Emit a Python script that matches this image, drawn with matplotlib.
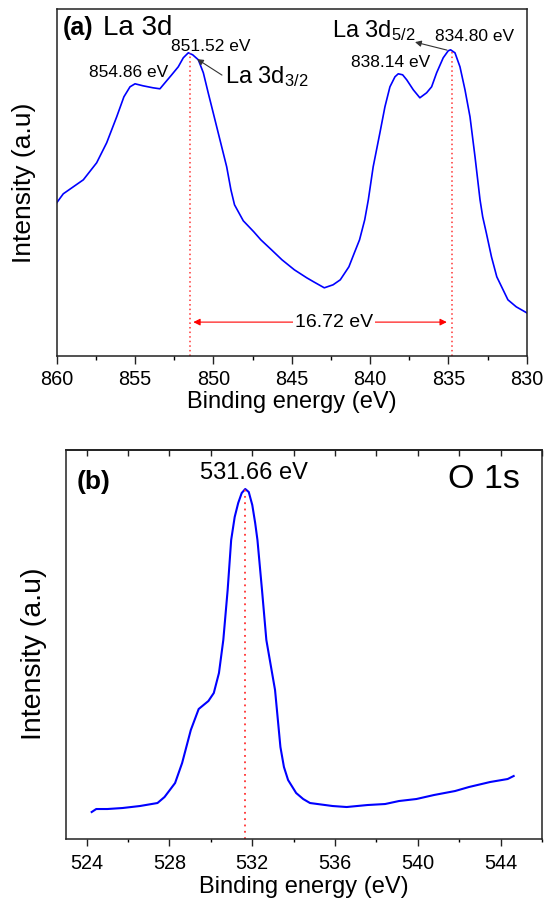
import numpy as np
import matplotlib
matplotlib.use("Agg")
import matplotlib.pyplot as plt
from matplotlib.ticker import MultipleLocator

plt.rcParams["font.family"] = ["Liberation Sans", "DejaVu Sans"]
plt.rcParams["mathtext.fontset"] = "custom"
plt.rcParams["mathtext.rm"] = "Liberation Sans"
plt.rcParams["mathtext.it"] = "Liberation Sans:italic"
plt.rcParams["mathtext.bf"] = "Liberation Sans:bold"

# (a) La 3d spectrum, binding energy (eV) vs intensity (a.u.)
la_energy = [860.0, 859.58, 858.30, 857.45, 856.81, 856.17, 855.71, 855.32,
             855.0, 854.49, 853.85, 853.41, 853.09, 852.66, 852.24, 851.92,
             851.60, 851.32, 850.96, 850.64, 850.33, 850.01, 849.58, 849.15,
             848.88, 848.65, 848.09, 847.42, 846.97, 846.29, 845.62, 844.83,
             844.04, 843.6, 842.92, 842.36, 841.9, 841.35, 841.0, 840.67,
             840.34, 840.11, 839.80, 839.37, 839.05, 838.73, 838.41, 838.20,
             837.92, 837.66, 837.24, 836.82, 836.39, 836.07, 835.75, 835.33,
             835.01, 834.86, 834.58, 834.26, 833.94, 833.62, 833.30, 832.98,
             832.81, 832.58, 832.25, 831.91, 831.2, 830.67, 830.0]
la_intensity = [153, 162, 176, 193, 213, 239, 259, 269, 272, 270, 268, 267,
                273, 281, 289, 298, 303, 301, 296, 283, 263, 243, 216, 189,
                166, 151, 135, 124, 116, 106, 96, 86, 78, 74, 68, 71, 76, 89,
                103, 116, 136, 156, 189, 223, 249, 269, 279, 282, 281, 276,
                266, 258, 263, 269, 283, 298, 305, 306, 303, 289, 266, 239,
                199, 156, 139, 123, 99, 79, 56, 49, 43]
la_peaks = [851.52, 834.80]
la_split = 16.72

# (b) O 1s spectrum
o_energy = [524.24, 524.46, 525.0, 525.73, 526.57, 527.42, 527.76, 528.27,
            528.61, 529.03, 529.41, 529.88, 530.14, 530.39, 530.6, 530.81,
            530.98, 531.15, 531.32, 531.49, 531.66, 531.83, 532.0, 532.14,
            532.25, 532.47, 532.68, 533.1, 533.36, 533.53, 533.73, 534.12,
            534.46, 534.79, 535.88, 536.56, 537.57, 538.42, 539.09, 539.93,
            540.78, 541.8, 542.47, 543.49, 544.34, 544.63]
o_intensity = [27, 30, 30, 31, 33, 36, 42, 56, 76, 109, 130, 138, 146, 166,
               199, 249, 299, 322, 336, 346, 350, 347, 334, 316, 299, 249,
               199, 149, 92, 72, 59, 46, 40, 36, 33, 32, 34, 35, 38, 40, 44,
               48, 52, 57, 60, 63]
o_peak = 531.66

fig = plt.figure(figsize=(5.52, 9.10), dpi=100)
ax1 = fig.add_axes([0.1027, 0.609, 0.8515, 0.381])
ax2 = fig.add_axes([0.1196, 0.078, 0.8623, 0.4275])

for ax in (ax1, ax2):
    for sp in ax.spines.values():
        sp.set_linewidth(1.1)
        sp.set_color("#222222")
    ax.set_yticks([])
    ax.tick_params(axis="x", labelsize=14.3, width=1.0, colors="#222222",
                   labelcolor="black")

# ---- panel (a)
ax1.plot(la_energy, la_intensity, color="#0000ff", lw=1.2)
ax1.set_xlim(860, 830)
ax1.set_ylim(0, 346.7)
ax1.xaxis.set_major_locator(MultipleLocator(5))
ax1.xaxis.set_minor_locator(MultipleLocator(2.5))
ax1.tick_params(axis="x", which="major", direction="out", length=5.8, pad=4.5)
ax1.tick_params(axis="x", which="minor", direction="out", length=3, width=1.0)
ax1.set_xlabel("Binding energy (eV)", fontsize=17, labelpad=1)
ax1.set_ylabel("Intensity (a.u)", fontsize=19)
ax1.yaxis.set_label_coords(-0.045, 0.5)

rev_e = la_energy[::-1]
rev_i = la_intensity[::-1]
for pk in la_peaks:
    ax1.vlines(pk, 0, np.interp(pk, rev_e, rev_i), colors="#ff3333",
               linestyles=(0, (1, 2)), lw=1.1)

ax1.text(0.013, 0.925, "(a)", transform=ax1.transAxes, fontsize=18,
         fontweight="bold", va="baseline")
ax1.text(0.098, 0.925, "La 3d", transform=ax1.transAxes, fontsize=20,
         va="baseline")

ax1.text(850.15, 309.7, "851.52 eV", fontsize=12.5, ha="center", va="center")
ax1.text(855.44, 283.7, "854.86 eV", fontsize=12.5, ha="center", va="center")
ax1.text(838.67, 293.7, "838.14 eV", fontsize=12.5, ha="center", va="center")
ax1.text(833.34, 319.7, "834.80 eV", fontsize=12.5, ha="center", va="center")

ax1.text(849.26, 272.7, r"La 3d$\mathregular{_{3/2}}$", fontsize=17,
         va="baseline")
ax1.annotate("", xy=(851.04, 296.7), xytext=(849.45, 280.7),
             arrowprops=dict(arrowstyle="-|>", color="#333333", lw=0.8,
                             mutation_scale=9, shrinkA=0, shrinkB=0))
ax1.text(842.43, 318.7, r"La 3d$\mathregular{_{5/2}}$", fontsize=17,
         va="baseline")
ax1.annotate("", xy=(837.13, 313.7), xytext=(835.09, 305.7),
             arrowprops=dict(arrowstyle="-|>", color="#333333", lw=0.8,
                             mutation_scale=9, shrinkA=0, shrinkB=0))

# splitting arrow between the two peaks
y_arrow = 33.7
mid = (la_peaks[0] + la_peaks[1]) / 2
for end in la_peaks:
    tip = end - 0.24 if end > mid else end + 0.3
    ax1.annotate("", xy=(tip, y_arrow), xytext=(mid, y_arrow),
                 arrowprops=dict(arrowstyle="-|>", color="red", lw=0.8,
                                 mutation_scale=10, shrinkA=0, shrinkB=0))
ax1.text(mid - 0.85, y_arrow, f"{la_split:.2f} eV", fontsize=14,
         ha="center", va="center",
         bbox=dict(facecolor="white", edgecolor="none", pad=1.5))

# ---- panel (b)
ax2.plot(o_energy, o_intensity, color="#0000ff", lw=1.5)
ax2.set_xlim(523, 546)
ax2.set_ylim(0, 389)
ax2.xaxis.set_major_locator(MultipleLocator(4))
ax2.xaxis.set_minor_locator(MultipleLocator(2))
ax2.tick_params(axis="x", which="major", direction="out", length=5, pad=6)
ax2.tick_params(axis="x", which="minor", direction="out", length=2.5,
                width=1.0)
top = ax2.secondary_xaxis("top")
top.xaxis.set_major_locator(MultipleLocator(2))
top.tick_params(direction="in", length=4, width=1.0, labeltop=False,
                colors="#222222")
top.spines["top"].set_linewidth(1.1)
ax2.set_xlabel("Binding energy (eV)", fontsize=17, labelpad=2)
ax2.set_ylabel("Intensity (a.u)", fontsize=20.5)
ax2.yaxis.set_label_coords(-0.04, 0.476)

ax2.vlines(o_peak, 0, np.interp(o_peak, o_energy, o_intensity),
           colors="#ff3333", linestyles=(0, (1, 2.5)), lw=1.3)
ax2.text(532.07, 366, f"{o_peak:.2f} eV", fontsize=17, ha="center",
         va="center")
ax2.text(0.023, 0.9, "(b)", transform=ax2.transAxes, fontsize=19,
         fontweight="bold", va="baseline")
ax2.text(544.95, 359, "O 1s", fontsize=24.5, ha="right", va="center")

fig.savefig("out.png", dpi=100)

+===+

__Given instruction__
Leave the images out and output the remaining material exactly as it stands.

__Answer to the problem__
Emit a Python script that matches this image, drawn with matplotlib.
import numpy as np
import matplotlib
matplotlib.use("Agg")
import matplotlib.pyplot as plt
from matplotlib.ticker import MultipleLocator

plt.rcParams["font.family"] = ["Liberation Sans", "DejaVu Sans"]
plt.rcParams["mathtext.fontset"] = "custom"
plt.rcParams["mathtext.rm"] = "Liberation Sans"
plt.rcParams["mathtext.it"] = "Liberation Sans:italic"
plt.rcParams["mathtext.bf"] = "Liberation Sans:bold"

# (a) La 3d spectrum, binding energy (eV) vs intensity (a.u.)
la_energy = [860.0, 859.58, 858.30, 857.45, 856.81, 856.17, 855.71, 855.32,
             855.0, 854.49, 853.85, 853.41, 853.09, 852.66, 852.24, 851.92,
             851.60, 851.32, 850.96, 850.64, 850.33, 850.01, 849.58, 849.15,
             848.88, 848.65, 848.09, 847.42, 846.97, 846.29, 845.62, 844.83,
             844.04, 843.6, 842.92, 842.36, 841.9, 841.35, 841.0, 840.67,
             840.34, 840.11, 839.80, 839.37, 839.05, 838.73, 838.41, 838.20,
             837.92, 837.66, 837.24, 836.82, 836.39, 836.07, 835.75, 835.33,
             835.01, 834.86, 834.58, 834.26, 833.94, 833.62, 833.30, 832.98,
             832.81, 832.58, 832.25, 831.91, 831.2, 830.67, 830.0]
la_intensity = [153, 162, 176, 193, 213, 239, 259, 269, 272, 270, 268, 267,
                273, 281, 289, 298, 303, 301, 296, 283, 263, 243, 216, 189,
                166, 151, 135, 124, 116, 106, 96, 86, 78, 74, 68, 71, 76, 89,
                103, 116, 136, 156, 189, 223, 249, 269, 279, 282, 281, 276,
                266, 258, 263, 269, 283, 298, 305, 306, 303, 289, 266, 239,
                199, 156, 139, 123, 99, 79, 56, 49, 43]
la_peaks = [851.52, 834.80]
la_split = 16.72

# (b) O 1s spectrum
o_energy = [524.24, 524.46, 525.0, 525.73, 526.57, 527.42, 527.76, 528.27,
            528.61, 529.03, 529.41, 529.88, 530.14, 530.39, 530.6, 530.81,
            530.98, 531.15, 531.32, 531.49, 531.66, 531.83, 532.0, 532.14,
            532.25, 532.47, 532.68, 533.1, 533.36, 533.53, 533.73, 534.12,
            534.46, 534.79, 535.88, 536.56, 537.57, 538.42, 539.09, 539.93,
            540.78, 541.8, 542.47, 543.49, 544.34, 544.63]
o_intensity = [27, 30, 30, 31, 33, 36, 42, 56, 76, 109, 130, 138, 146, 166,
               199, 249, 299, 322, 336, 346, 350, 347, 334, 316, 299, 249,
               199, 149, 92, 72, 59, 46, 40, 36, 33, 32, 34, 35, 38, 40, 44,
               48, 52, 57, 60, 63]
o_peak = 531.66

fig = plt.figure(figsize=(5.52, 9.10), dpi=100)
ax1 = fig.add_axes([0.1027, 0.609, 0.8515, 0.381])
ax2 = fig.add_axes([0.1196, 0.078, 0.8623, 0.4275])

for ax in (ax1, ax2):
    for sp in ax.spines.values():
        sp.set_linewidth(1.1)
        sp.set_color("#222222")
    ax.set_yticks([])
    ax.tick_params(axis="x", labelsize=14.3, width=1.0, colors="#222222",
                   labelcolor="black")

# ---- panel (a)
ax1.plot(la_energy, la_intensity, color="#0000ff", lw=1.2)
ax1.set_xlim(860, 830)
ax1.set_ylim(0, 346.7)
ax1.xaxis.set_major_locator(MultipleLocator(5))
ax1.xaxis.set_minor_locator(MultipleLocator(2.5))
ax1.tick_params(axis="x", which="major", direction="out", length=5.8, pad=4.5)
ax1.tick_params(axis="x", which="minor", direction="out", length=3, width=1.0)
ax1.set_xlabel("Binding energy (eV)", fontsize=17, labelpad=1)
ax1.set_ylabel("Intensity (a.u)", fontsize=19)
ax1.yaxis.set_label_coords(-0.045, 0.5)

rev_e = la_energy[::-1]
rev_i = la_intensity[::-1]
for pk in la_peaks:
    ax1.vlines(pk, 0, np.interp(pk, rev_e, rev_i), colors="#ff3333",
               linestyles=(0, (1, 2)), lw=1.1)

ax1.text(0.013, 0.925, "(a)", transform=ax1.transAxes, fontsize=18,
         fontweight="bold", va="baseline")
ax1.text(0.098, 0.925, "La 3d", transform=ax1.transAxes, fontsize=20,
         va="baseline")

ax1.text(850.15, 309.7, "851.52 eV", fontsize=12.5, ha="center", va="center")
ax1.text(855.44, 283.7, "854.86 eV", fontsize=12.5, ha="center", va="center")
ax1.text(838.67, 293.7, "838.14 eV", fontsize=12.5, ha="center", va="center")
ax1.text(833.34, 319.7, "834.80 eV", fontsize=12.5, ha="center", va="center")

ax1.text(849.26, 272.7, r"La 3d$\mathregular{_{3/2}}$", fontsize=17,
         va="baseline")
ax1.annotate("", xy=(851.04, 296.7), xytext=(849.45, 280.7),
             arrowprops=dict(arrowstyle="-|>", color="#333333", lw=0.8,
                             mutation_scale=9, shrinkA=0, shrinkB=0))
ax1.text(842.43, 318.7, r"La 3d$\mathregular{_{5/2}}$", fontsize=17,
         va="baseline")
ax1.annotate("", xy=(837.13, 313.7), xytext=(835.09, 305.7),
             arrowprops=dict(arrowstyle="-|>", color="#333333", lw=0.8,
                             mutation_scale=9, shrinkA=0, shrinkB=0))

# splitting arrow between the two peaks
y_arrow = 33.7
mid = (la_peaks[0] + la_peaks[1]) / 2
for end in la_peaks:
    tip = end - 0.24 if end > mid else end + 0.3
    ax1.annotate("", xy=(tip, y_arrow), xytext=(mid, y_arrow),
                 arrowprops=dict(arrowstyle="-|>", color="red", lw=0.8,
                                 mutation_scale=10, shrinkA=0, shrinkB=0))
ax1.text(mid - 0.85, y_arrow, f"{la_split:.2f} eV", fontsize=14,
         ha="center", va="center",
         bbox=dict(facecolor="white", edgecolor="none", pad=1.5))

# ---- panel (b)
ax2.plot(o_energy, o_intensity, color="#0000ff", lw=1.5)
ax2.set_xlim(523, 546)
ax2.set_ylim(0, 389)
ax2.xaxis.set_major_locator(MultipleLocator(4))
ax2.xaxis.set_minor_locator(MultipleLocator(2))
ax2.tick_params(axis="x", which="major", direction="out", length=5, pad=6)
ax2.tick_params(axis="x", which="minor", direction="out", length=2.5,
                width=1.0)
top = ax2.secondary_xaxis("top")
top.xaxis.set_major_locator(MultipleLocator(2))
top.tick_params(direction="in", length=4, width=1.0, labeltop=False,
                colors="#222222")
top.spines["top"].set_linewidth(1.1)
ax2.set_xlabel("Binding energy (eV)", fontsize=17, labelpad=2)
ax2.set_ylabel("Intensity (a.u)", fontsize=20.5)
ax2.yaxis.set_label_coords(-0.04, 0.476)

ax2.vlines(o_peak, 0, np.interp(o_peak, o_energy, o_intensity),
           colors="#ff3333", linestyles=(0, (1, 2.5)), lw=1.3)
ax2.text(532.07, 366, f"{o_peak:.2f} eV", fontsize=17, ha="center",
         va="center")
ax2.text(0.023, 0.9, "(b)", transform=ax2.transAxes, fontsize=19,
         fontweight="bold", va="baseline")
ax2.text(544.95, 359, "O 1s", fontsize=24.5, ha="right", va="center")

fig.savefig("out.png", dpi=100)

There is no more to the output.